Most importantly, however, these enterprising women got it right by actualising the realisation that writing matters and, especially, that the woman’s voice has to be heard through the printed word. FEMRITE is thus an iconic assertion of the woman’s right “to be, to do, to grow, impact”, as I put it in my poem “W-woman”, appropriately dedicated to FEMRITE.

Those, then, were the “rights” and “writes” that FEMRITE  was celebrating at a rite of  re-evaluation and re-dedication to what we started 20 years ago. We had a star-studded audience, which included eminent scholars and writers from all over Africa, among them our own Ken Walibora, South Africa’s Prof Pumla Dineo Gqola and 90-year-old Sarah Ntiro, one of the first six women students to join Makerere in 1944.

I would have thoroughly understood if my award had come from FEMRITE.

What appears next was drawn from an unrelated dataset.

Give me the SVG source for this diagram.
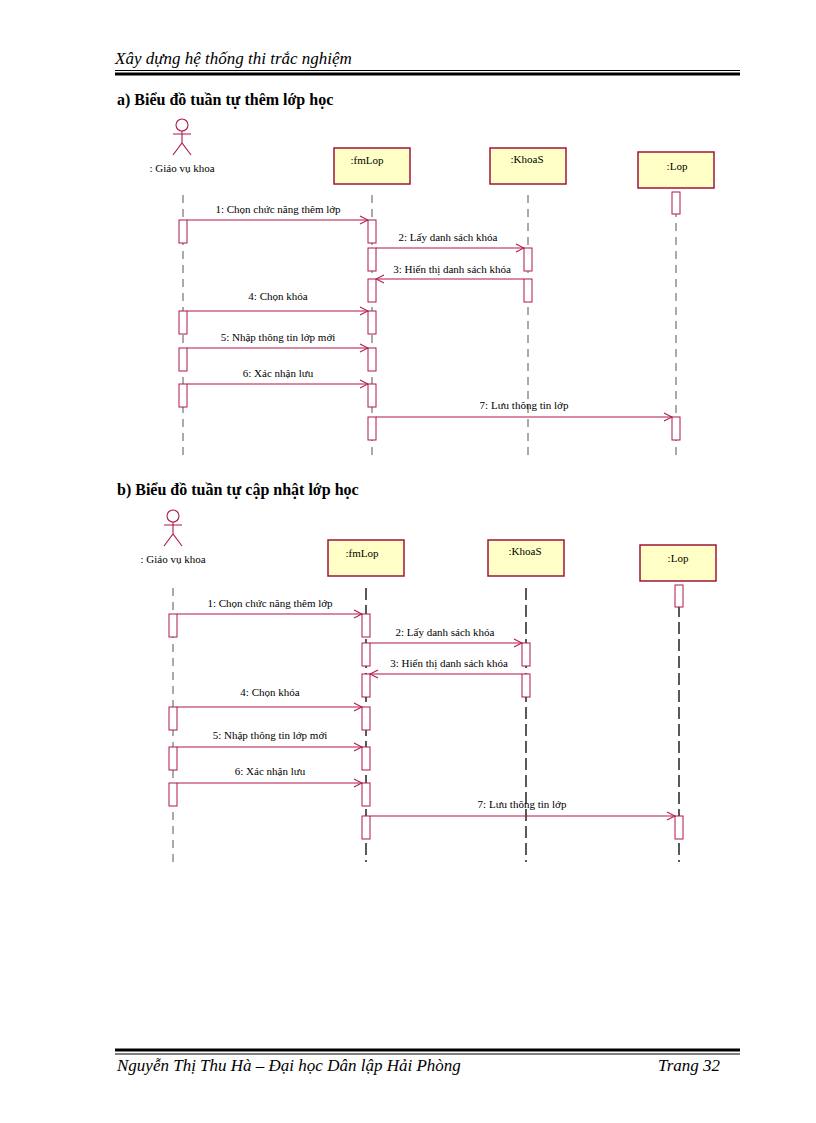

But no, it came from NACOBA, the Namilyango College Old Boys Association. Now, Namilyango College is the oldest high school in Uganda. Launched in 1902 by the English Mill Hill missionaries, it predates by several years the other two citadels of Uganda’s elite education, the ladies’ Gayaza High School and the most famous Kings College, Budo, David Rubadiri’s and Charles Njonjo’s alma mater.

THIRD FEELING

I am a proud ‘Ngonian (Namilyango alumnus), having done both my “O” and “A” Levels there, but I am ashamed to confess that I have never been active in the Old Boys Association activities. Indeed, I have hardly been back to the school compound, only 20 kilometres outside Kampala, since I left, except for a few desultory visits to my old headmaster, Ben Kuipers, who was still charge, shortly after my graduation from Dar es Salaam in 1968.

But apparently Namilyango and my “OBs”, as we familiarly call our fellow alumni here, have kept track of all my doings and misdoings. So, I had to hearken to their summons to me to attend the NACOBA awards dinner. There they declared me the winner, out of six nominees, of the prize for “service and achievement in the arts and humanities”. 

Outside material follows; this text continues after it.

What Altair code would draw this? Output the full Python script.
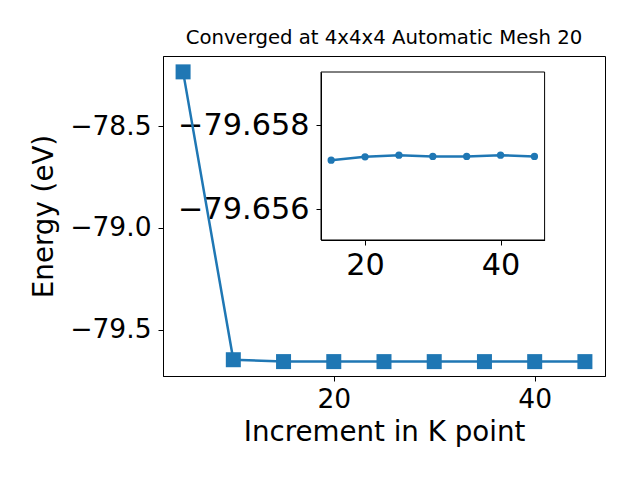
import altair as alt
import pandas as pd

# Main series
kpoints = [5, 10, 15, 20, 25, 30, 35, 40, 45]
energy = [-78.233, -79.648, -79.6572, -79.6572, -79.6573, -79.6573, -79.6573, -79.6573, -79.6573]

# Inset series (zoom on converged region)
inset_k = [15, 20, 25, 30, 35, 40, 45]
inset_energy = [-79.65717, -79.65725, -79.65729, -79.65726, -79.65726, -79.65729, -79.65726]

main_x_ticks = [20, 40]
main_y_ticks = [-79.5, -79.0, -78.5]
inset_x_ticks = [20, 40]
inset_y_ticks = [-79.658, -79.656]

main_df = pd.DataFrame({"k": kpoints, "E": energy})
inset_df = pd.DataFrame({"k": inset_k, "E": inset_energy})
frame_df = pd.DataFrame({"k": [13.5], "k2": [46.5], "E": [-79.65927], "E2": [-79.65527]})

BLUE = "#1f77b4"
FONT = "DejaVu Sans"

mx = alt.X("k:Q", scale=alt.Scale(domain=[3, 47], nice=False, zero=False),
           axis=alt.Axis(values=main_x_ticks, title="Increment in K point", format="d",
                         labelFontSize=26.5, titleFontSize=27.7, titlePadding=6, labelPadding=5))
my = alt.Y("E:Q", scale=alt.Scale(domain=[-79.728, -78.155], nice=False, zero=False),
           axis=alt.Axis(values=main_y_ticks, title="Energy (eV)", format=".1f",
                         labelFontSize=26.5, titleFontSize=27.7, titlePadding=11, labelPadding=7))

main_line = alt.Chart(main_df).mark_line(color=BLUE, strokeWidth=2.5).encode(x=mx, y=my)
main_pts = alt.Chart(main_df).mark_point(shape="square", filled=True, size=225,
                                         color=BLUE, opacity=1).encode(x=mx, y=my)
main_layer = alt.layer(main_line, main_pts)

ix_scale = alt.Scale(domain=[13.5, 46.5], range=[158, 381.6], nice=False, zero=False)
iy_scale = alt.Scale(domain=[-79.65927, -79.65527], range=[16, 184], nice=False, zero=False)
ix_axis = alt.Axis(values=inset_x_ticks, title=None, format="d", orient="bottom",
                   offset=-136, labelFontSize=30.3, labelPadding=5)
iy_axis = alt.Axis(values=inset_y_ticks, title=None, format=".3f", orient="left",
                   offset=-158, labelFontSize=30.3, labelPadding=7)

ix = alt.X("k:Q", scale=ix_scale, axis=ix_axis)
iy = alt.Y("E:Q", scale=iy_scale, axis=iy_axis)

inset_frame = alt.Chart(frame_df).mark_rect(fillOpacity=0, stroke="black", strokeWidth=1).encode(
    x=ix, x2="k2:Q", y=iy, y2="E2:Q",
)
inset_line = alt.Chart(inset_df).mark_line(color=BLUE, strokeWidth=2.5).encode(x=ix, y=iy)
inset_pts = alt.Chart(inset_df).mark_point(shape="circle", filled=True, size=53,
                                           color=BLUE, opacity=1).encode(x=ix, y=iy)
inset_layer = alt.layer(inset_frame, inset_line, inset_pts)

chart = alt.layer(main_layer, inset_layer).resolve_scale(
    x="independent", y="independent"
).properties(
    width=442,
    height=320,
    autosize=alt.AutoSizeParams(type="none"),
    padding={"left": 155, "top": 48, "right": 20, "bottom": 90},
    title=alt.TitleParams("Converged at 4x4x4 Automatic Mesh 20", fontSize=19.7, font=FONT,
                          fontWeight="normal", offset=8, anchor="middle", color="black"),
).configure_view(
    stroke="black", strokeWidth=1
).configure_axis(
    labelFont=FONT, titleFont=FONT, labelColor="black", titleColor="black",
    tickColor="black", domainColor="black", grid=False, tickSize=5,
    titleFontWeight="normal", domainWidth=1, tickWidth=1
)

chart.save("out.html", embed_options={"renderer": "svg", "actions": False})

The citation said I had contributed significantly as a writer, a researcher in oral literature and an academic. I could hardly believe my ears. Was that really me they were lauding?

Anyway, as I collected my colourful trophy, three main feelings were running through my head and mind. One was that people do notice what we do, provided that we do it with sincerity and dedication. Secondly, I vowed that I should immediately become active in NACOBA, to avoid being “humiliated” again by undeserved recognition.

The third feeling was of gratefulness that I, and all my “OBs”, had never been tempted to burn down our beloved Namilyango (house of many “milango”, entries). Where would my award have come from if we had?